## Task to carry out
Write out the whole of the material exactly.
::: Data segment :::
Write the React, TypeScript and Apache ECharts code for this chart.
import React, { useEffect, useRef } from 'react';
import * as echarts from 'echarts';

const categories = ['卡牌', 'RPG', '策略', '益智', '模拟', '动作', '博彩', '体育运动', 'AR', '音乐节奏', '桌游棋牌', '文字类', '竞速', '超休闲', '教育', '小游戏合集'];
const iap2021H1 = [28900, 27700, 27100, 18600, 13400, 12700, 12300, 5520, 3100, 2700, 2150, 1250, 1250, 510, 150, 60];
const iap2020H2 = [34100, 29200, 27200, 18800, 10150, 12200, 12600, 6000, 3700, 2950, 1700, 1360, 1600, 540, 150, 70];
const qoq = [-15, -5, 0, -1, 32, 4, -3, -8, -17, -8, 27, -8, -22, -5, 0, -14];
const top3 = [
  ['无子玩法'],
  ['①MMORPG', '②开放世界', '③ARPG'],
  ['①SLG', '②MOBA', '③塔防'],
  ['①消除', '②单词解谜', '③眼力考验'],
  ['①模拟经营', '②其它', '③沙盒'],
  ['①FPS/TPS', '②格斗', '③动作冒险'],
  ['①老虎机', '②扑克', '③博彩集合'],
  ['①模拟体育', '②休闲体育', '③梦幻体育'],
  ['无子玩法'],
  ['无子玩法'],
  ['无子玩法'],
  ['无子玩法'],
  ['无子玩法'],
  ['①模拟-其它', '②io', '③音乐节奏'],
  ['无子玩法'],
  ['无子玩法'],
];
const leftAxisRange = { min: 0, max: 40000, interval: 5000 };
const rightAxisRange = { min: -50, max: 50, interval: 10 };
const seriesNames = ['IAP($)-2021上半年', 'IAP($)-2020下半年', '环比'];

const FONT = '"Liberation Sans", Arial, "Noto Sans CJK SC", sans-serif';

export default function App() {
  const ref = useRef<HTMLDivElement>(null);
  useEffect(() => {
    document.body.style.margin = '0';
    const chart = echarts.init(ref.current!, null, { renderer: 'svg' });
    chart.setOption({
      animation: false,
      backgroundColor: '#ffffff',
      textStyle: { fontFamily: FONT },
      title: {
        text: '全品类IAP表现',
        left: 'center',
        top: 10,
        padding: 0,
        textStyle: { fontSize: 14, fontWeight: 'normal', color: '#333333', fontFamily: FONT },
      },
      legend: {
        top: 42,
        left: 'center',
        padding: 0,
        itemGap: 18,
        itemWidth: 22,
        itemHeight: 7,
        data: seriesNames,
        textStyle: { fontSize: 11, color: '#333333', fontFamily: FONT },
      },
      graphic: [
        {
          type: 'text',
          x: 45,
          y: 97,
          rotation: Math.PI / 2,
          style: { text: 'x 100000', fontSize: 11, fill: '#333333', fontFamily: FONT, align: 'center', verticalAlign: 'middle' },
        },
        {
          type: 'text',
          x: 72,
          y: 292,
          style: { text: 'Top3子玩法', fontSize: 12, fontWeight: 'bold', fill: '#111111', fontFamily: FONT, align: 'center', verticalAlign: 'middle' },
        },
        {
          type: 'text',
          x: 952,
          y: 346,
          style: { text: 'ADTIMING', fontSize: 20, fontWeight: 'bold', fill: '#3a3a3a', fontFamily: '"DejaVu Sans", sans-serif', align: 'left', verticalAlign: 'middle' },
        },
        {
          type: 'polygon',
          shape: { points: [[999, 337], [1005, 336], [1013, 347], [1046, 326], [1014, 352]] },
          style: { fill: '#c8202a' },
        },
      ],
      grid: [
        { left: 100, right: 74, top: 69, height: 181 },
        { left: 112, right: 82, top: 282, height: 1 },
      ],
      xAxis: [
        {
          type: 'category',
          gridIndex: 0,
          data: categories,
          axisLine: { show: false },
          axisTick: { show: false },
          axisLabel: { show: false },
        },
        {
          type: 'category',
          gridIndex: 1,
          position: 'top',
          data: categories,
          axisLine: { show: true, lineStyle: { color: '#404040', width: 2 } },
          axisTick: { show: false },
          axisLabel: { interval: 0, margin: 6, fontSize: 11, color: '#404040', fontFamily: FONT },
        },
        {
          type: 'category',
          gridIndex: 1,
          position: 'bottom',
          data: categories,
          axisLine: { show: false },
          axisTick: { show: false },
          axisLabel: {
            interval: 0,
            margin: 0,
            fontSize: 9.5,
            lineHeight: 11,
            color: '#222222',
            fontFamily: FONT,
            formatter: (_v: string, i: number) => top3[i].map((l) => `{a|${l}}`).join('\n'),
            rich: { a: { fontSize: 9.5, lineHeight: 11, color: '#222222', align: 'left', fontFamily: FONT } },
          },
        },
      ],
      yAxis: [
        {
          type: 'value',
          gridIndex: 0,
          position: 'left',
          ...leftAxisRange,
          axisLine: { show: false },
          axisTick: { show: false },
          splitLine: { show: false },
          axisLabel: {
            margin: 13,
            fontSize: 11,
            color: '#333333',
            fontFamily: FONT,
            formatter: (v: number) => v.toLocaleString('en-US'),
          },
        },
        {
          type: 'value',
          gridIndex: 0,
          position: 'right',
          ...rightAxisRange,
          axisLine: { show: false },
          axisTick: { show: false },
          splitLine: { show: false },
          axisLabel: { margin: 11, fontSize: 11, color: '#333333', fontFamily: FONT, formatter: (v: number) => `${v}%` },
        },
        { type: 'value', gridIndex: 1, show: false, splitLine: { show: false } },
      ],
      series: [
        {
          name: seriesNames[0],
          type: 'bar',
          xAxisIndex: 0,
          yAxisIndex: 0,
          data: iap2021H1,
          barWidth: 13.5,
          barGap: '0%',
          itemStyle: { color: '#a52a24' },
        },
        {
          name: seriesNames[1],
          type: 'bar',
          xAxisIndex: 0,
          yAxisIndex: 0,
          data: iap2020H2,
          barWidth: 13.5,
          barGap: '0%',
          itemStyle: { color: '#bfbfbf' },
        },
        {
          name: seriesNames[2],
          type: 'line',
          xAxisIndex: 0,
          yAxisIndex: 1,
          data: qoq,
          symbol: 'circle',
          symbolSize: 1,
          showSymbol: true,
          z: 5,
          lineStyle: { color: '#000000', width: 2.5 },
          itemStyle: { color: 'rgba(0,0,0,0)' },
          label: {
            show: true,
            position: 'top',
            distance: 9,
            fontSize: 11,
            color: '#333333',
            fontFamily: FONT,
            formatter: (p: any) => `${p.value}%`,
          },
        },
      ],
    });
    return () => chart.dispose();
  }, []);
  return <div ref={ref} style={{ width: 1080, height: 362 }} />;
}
:::
## Exercise result
Write the React, TypeScript and Apache ECharts code for this chart.
import React, { useEffect, useRef } from 'react';
import * as echarts from 'echarts';

const categories = ['卡牌', 'RPG', '策略', '益智', '模拟', '动作', '博彩', '体育运动', 'AR', '音乐节奏', '桌游棋牌', '文字类', '竞速', '超休闲', '教育', '小游戏合集'];
const iap2021H1 = [28900, 27700, 27100, 18600, 13400, 12700, 12300, 5520, 3100, 2700, 2150, 1250, 1250, 510, 150, 60];
const iap2020H2 = [34100, 29200, 27200, 18800, 10150, 12200, 12600, 6000, 3700, 2950, 1700, 1360, 1600, 540, 150, 70];
const qoq = [-15, -5, 0, -1, 32, 4, -3, -8, -17, -8, 27, -8, -22, -5, 0, -14];
const top3 = [
  ['无子玩法'],
  ['①MMORPG', '②开放世界', '③ARPG'],
  ['①SLG', '②MOBA', '③塔防'],
  ['①消除', '②单词解谜', '③眼力考验'],
  ['①模拟经营', '②其它', '③沙盒'],
  ['①FPS/TPS', '②格斗', '③动作冒险'],
  ['①老虎机', '②扑克', '③博彩集合'],
  ['①模拟体育', '②休闲体育', '③梦幻体育'],
  ['无子玩法'],
  ['无子玩法'],
  ['无子玩法'],
  ['无子玩法'],
  ['无子玩法'],
  ['①模拟-其它', '②io', '③音乐节奏'],
  ['无子玩法'],
  ['无子玩法'],
];
const leftAxisRange = { min: 0, max: 40000, interval: 5000 };
const rightAxisRange = { min: -50, max: 50, interval: 10 };
const seriesNames = ['IAP($)-2021上半年', 'IAP($)-2020下半年', '环比'];

const FONT = '"Liberation Sans", Arial, "Noto Sans CJK SC", sans-serif';

export default function App() {
  const ref = useRef<HTMLDivElement>(null);
  useEffect(() => {
    document.body.style.margin = '0';
    const chart = echarts.init(ref.current!, null, { renderer: 'svg' });
    chart.setOption({
      animation: false,
      backgroundColor: '#ffffff',
      textStyle: { fontFamily: FONT },
      title: {
        text: '全品类IAP表现',
        left: 'center',
        top: 10,
        padding: 0,
        textStyle: { fontSize: 14, fontWeight: 'normal', color: '#333333', fontFamily: FONT },
      },
      legend: {
        top: 42,
        left: 'center',
        padding: 0,
        itemGap: 18,
        itemWidth: 22,
        itemHeight: 7,
        data: seriesNames,
        textStyle: { fontSize: 11, color: '#333333', fontFamily: FONT },
      },
      graphic: [
        {
          type: 'text',
          x: 45,
          y: 97,
          rotation: Math.PI / 2,
          style: { text: 'x 100000', fontSize: 11, fill: '#333333', fontFamily: FONT, align: 'center', verticalAlign: 'middle' },
        },
        {
          type: 'text',
          x: 72,
          y: 292,
          style: { text: 'Top3子玩法', fontSize: 12, fontWeight: 'bold', fill: '#111111', fontFamily: FONT, align: 'center', verticalAlign: 'middle' },
        },
        {
          type: 'text',
          x: 952,
          y: 346,
          style: { text: 'ADTIMING', fontSize: 20, fontWeight: 'bold', fill: '#3a3a3a', fontFamily: '"DejaVu Sans", sans-serif', align: 'left', verticalAlign: 'middle' },
        },
        {
          type: 'polygon',
          shape: { points: [[999, 337], [1005, 336], [1013, 347], [1046, 326], [1014, 352]] },
          style: { fill: '#c8202a' },
        },
      ],
      grid: [
        { left: 100, right: 74, top: 69, height: 181 },
        { left: 112, right: 82, top: 282, height: 1 },
      ],
      xAxis: [
        {
          type: 'category',
          gridIndex: 0,
          data: categories,
          axisLine: { show: false },
          axisTick: { show: false },
          axisLabel: { show: false },
        },
        {
          type: 'category',
          gridIndex: 1,
          position: 'top',
          data: categories,
          axisLine: { show: true, lineStyle: { color: '#404040', width: 2 } },
          axisTick: { show: false },
          axisLabel: { interval: 0, margin: 6, fontSize: 11, color: '#404040', fontFamily: FONT },
        },
        {
          type: 'category',
          gridIndex: 1,
          position: 'bottom',
          data: categories,
          axisLine: { show: false },
          axisTick: { show: false },
          axisLabel: {
            interval: 0,
            margin: 0,
            fontSize: 9.5,
            lineHeight: 11,
            color: '#222222',
            fontFamily: FONT,
            formatter: (_v: string, i: number) => top3[i].map((l) => `{a|${l}}`).join('\n'),
            rich: { a: { fontSize: 9.5, lineHeight: 11, color: '#222222', align: 'left', fontFamily: FONT } },
          },
        },
      ],
      yAxis: [
        {
          type: 'value',
          gridIndex: 0,
          position: 'left',
          ...leftAxisRange,
          axisLine: { show: false },
          axisTick: { show: false },
          splitLine: { show: false },
          axisLabel: {
            margin: 13,
            fontSize: 11,
            color: '#333333',
            fontFamily: FONT,
            formatter: (v: number) => v.toLocaleString('en-US'),
          },
        },
        {
          type: 'value',
          gridIndex: 0,
          position: 'right',
          ...rightAxisRange,
          axisLine: { show: false },
          axisTick: { show: false },
          splitLine: { show: false },
          axisLabel: { margin: 11, fontSize: 11, color: '#333333', fontFamily: FONT, formatter: (v: number) => `${v}%` },
        },
        { type: 'value', gridIndex: 1, show: false, splitLine: { show: false } },
      ],
      series: [
        {
          name: seriesNames[0],
          type: 'bar',
          xAxisIndex: 0,
          yAxisIndex: 0,
          data: iap2021H1,
          barWidth: 13.5,
          barGap: '0%',
          itemStyle: { color: '#a52a24' },
        },
        {
          name: seriesNames[1],
          type: 'bar',
          xAxisIndex: 0,
          yAxisIndex: 0,
          data: iap2020H2,
          barWidth: 13.5,
          barGap: '0%',
          itemStyle: { color: '#bfbfbf' },
        },
        {
          name: seriesNames[2],
          type: 'line',
          xAxisIndex: 0,
          yAxisIndex: 1,
          data: qoq,
          symbol: 'circle',
          symbolSize: 1,
          showSymbol: true,
          z: 5,
          lineStyle: { color: '#000000', width: 2.5 },
          itemStyle: { color: 'rgba(0,0,0,0)' },
          label: {
            show: true,
            position: 'top',
            distance: 9,
            fontSize: 11,
            color: '#333333',
            fontFamily: FONT,
            formatter: (p: any) => `${p.value}%`,
          },
        },
      ],
    });
    return () => chart.dispose();
  }, []);
  return <div ref={ref} style={{ width: 1080, height: 362 }} />;
}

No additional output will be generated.